Stewart Welch has long been a fan of bike riding but not of the discomfort it causes his neck from holding it hunched low over the handlebars. And so he dreamed up a stand-up bicycle. At first it was just an idea in his head, and then he found himself talking to his friend Buck Brock’s son-in-law Jose Santiago while dove hunting, who just so happened to be both an engineer and a “bike guy.”

Back in Birmingham at Stewart’s office on Montclair Road, Stewart drew his idea on the wall, and the two set out to dismantle two bikes and reassemble them with duct tape to see if a stand-up bike was even fun to ride. Stewart took it for a spin in the office parking lot. The verdict?  “Your first tendency is to sit, but you get over it in about 20 seconds and then it’s fun,” he recounts. “And you feel a foot taller.”

From there the Jose drew up plans and assembled a prototype of the UpRyder bike. The design of the 10-speed first iteration, they discovered, placed the rider too close to the handle bars and the bike wasn’t stable, so they added additional length to it—kind of like playing with an erector set as a kid, Stewart explains.

How do you go about riding it, you might wonder? “You push off to start kind of like what kids do on scooters, except instead of pushing with your foot, you pedal,” Stewart explained as he let us try it out near his house in Crestline.

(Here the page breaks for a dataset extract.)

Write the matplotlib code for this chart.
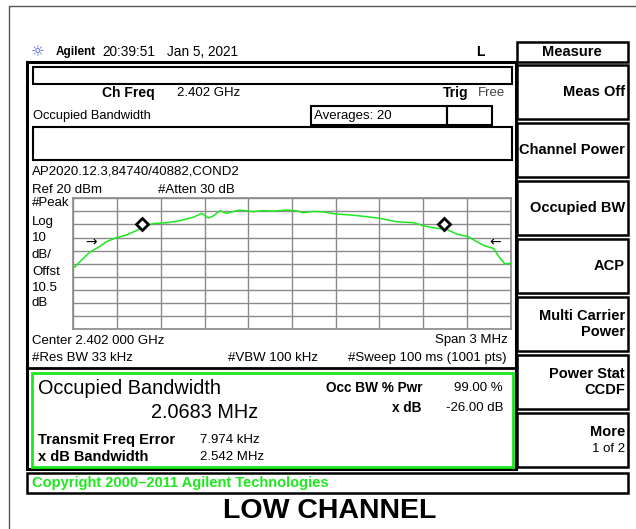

As for Stewart himself, he mostly rides the prototype to Birmingham Country Club to play tennis, but it’s a really good workout if you start doing hills too, he notes. Currently he’s in the in final stages of trademark in the name and has started on the patent process, which requires the exact design to be finalized. His ultimate vision is to license the design so a manufacturer would take care of the manufacturing and he would get a licensing fee out of the deal—and maybe a version without gears that would be ideal for beach riding, standing up of course.